George Clinton has been one of the most well-known names in the funk world for decades, carving out a unique space in the mainstream for funk music with Parliament and Funkadelic, often referred to as the collective Parliament-Funkadelic (or P-Funk). While Clinton has been a larger-than-life figure in funk for years, he’s never been too set in his old ways, frequently allowing his approach and his repertoire to include new and innovative collaborators.
In recent years, George Clinton has forged a creative relationship with experimental producer Flying Lotus and his L.A.-based Brainfeeder label, which ranks other neo-funk forerunners like Thundercat on its artist roster. During that time, he’s also collaborated with the likes of hip-hop superstar Kendrick Lamar, contributing to the Compton rappers highly lauded 2015 album, To Pimp A Butterfly, alongside other L.A. scene associates like Terrace Martin, Kamasi Washington, and more. He even welcomed Kendrick and Ice Cube on a remix of Funkadelic’s “Ain’t That Funkin’ Kinda Hard on You” in 2016.
George Clinton & Funkadelic ft. Kendrick Lamar, Ice Cube – “Ain’t That Funkin’ Kinda Hard On You”
[Video: GeorgeClintonVEVO]
George Clinton is not the only legacy artist that’s been influenced by this jazz-funk-hip-hop new guard. Herbie Hancock is notably working on a new album that will feature Kendrick, Thundercat, Flying Lotus, Kamasi, and other contemporary artists of their ilk.
In a recent Reddit AMA session, one fan asked Dr. Funkenstein what it was like working with Flying Lotus. This was his response:
He reminds me so much of when Bootsy [Collins] first came around. Thundercat, Steve [Flying Lotus] and the whole crew. Kendrick Lamar, it feels so much like 1975 when Bootsy first came around and started mixing James Brown with P-Funk. The same thing is happening with Flying Lotus, and it’s putting me in touch with so many new musicians. These are the new generation of funk musicians. So, it’s educational working with him. It’s a whole new version of ourselves.

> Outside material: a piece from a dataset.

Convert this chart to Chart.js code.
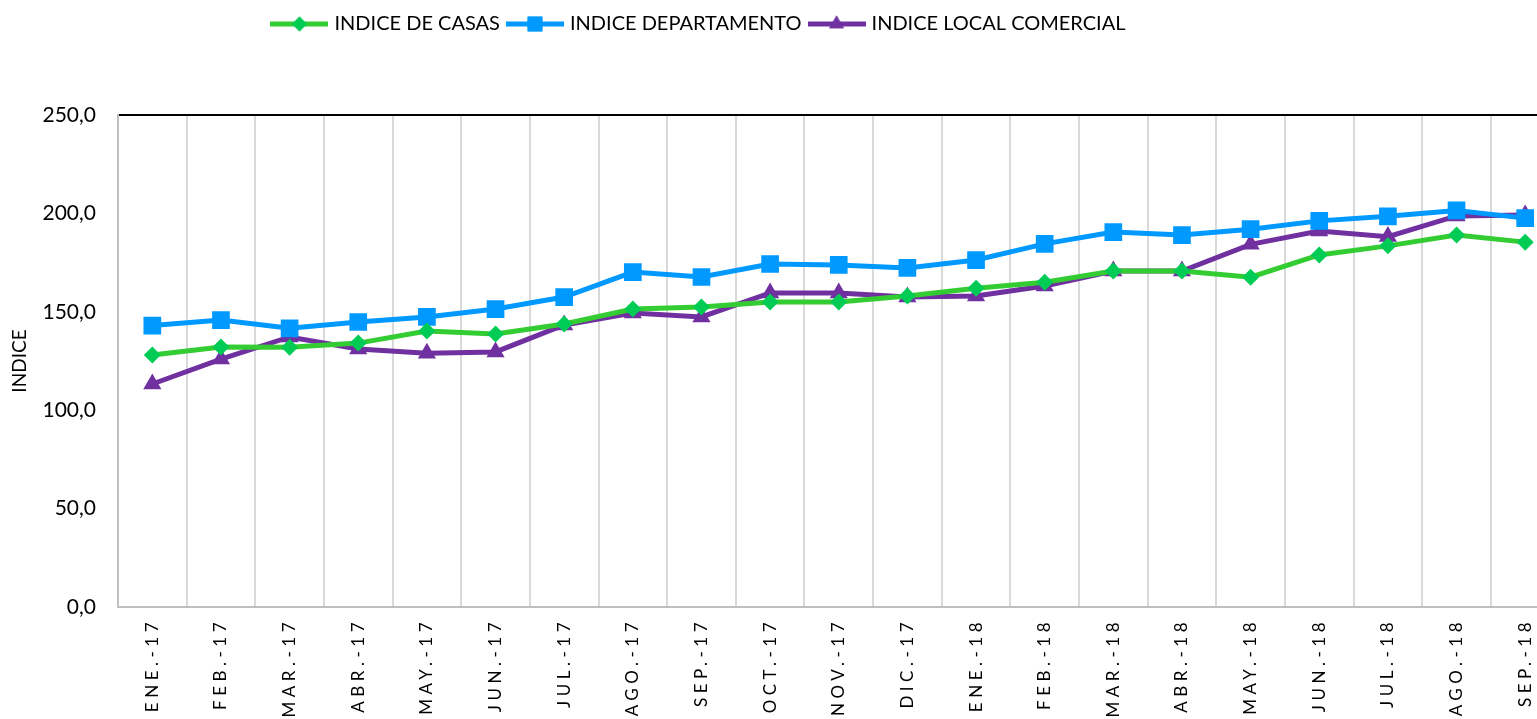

George Clinton’s high praise for artists like Kendrick Lamar is nothing new. He’s been praising his abilities for years. When To Pimp A Butterfly came out in 2015, Clinton told Pigeons & Planes,
I wasn’t surprised that the album came out sounding the way it did. I could tell from the song I did with him, the way he was talking and his interpretation of funk, that it was going to be something new. Kendrick told me respect was going to be paid to the funk. …
He’s number one right now! It’s hard as hell to be in that position with so much attention, but he’s got a good team around him. It’s hard to deal with and still try to be creative at the same time, but he has that in check. The only other person I’ve seen do it like that before is Prince! It’s a crazy amount of pressure, but for me, I learned the value of playing crazy—people think you’re crazy, they don’t bother you as much. Kendrick’s got a mission set out for him, I don’t know if he fully realizes it yet but it’s there.
These days, the funk “genre” is thriving beyond the mainstream, with bands like Lettuce, Turkuaz, Galactic, The Motet, and many more continuing to make strides and earn consistently bigger audiences in their respective spaces. Pop artists like Bruno Mars and Mark Ronson have also garnered immense commercial success with their funk-infused brand of pop, and funk pioneers like the surviving members of The Meters still doing their thing on various projects. Most people wouldn’t put artists like Kendrick and Flying Lotus in the “funk” category at all, let alone refer to them as its future.
But the way George Clinton has always seen it, funk is less of a genre and more of an approach, a feel. Clinton has always been one to move beyond the comfort zone of his “genre,” and is fully aware of that aspect of music’s evolution, particularly after moving toward psychedelia and away from more traditional “funk” as his career went on. As he noted in a 2015 interview with Noisey,
Any time you go pop or cross over, you already begin to lose the audience that you started out with. It just so happened that the black music became the pop music of the next generation. What’s really black for ten years becomes really pop the next ten years. With rock ‘n’ roll, a lot of black people think it’s white music totally. They don’t know about Little Richard and Chuck Berry. The only thing they know is that Jimi Hendrix played some psychedelic. So yeah, you lose your audience if you go from one audience to the next. Most of the black music you get today—hip-hop—it’s totally pop.
Considering his experiences and familiarity with “funk music,” its constant evolution, and the artists he notes as representing its new guard, Clinton certainly makes a compelling point about the artists he sees as “the new generation of funk musicians.”